Investigation of Time-Frequency Features for GPR Landmine Discrimination
 
Investigation of Time-Frequency Features for GPR Landmine Discrimination 
 
Timofei Savelyev, Luc van Kempen, Hichem Sahli, Jürgen Sachs, Motoyuki Sato
 
Abstract 

Ground Penetrating Radar (GPR) is capable to detect plastic anti-personnel landmines as well as other subsurface targets. In order to reduce false alarms, an option of automatic landmine discrimination from neutral mine-like targets would be very useful. This paper presents a possibility for such discrimination and analyzes it experimentally. We investigate time-frequency features of an ultra-wideband (UWB) target response for the discrimination between buried landmines and other objects. The discrimination method includes the extraction of an early-time target impulse response, its time-frequency transformation and the extraction of time-frequency features based on singular value decomposition (SVD) of the transformed image.
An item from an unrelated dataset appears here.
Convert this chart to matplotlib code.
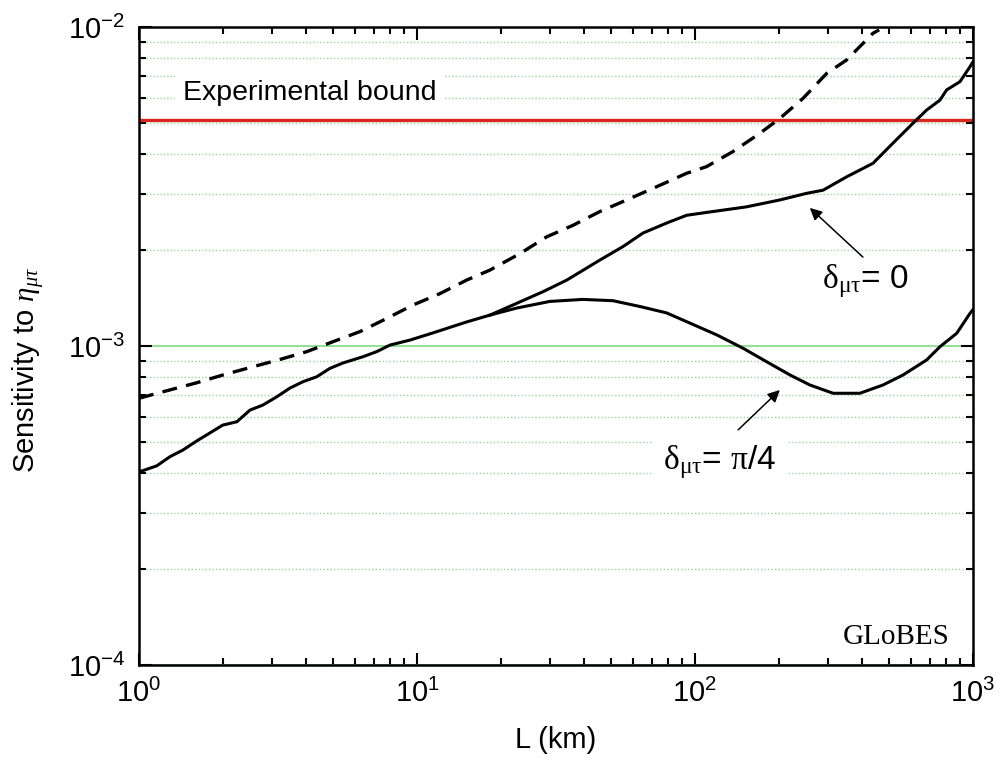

In order to take into account changes in the UWB target signals, the experimental conditions are completely controlled to focus on the behaviour of the target{\textquoteright}s response with respect to its depth and the horizontal position of the GPR above it. The dependence of the features on the GPR bandwidth is analyzed as well. The Mahalanobis distance is used as a criterion for optimal discrimination. The obtained results define the best features and conditions when landmine discrimination is successful. For comparison, the discriminant power of the proposed features has been tested on a dataset, acquired during a field campaign in Angola.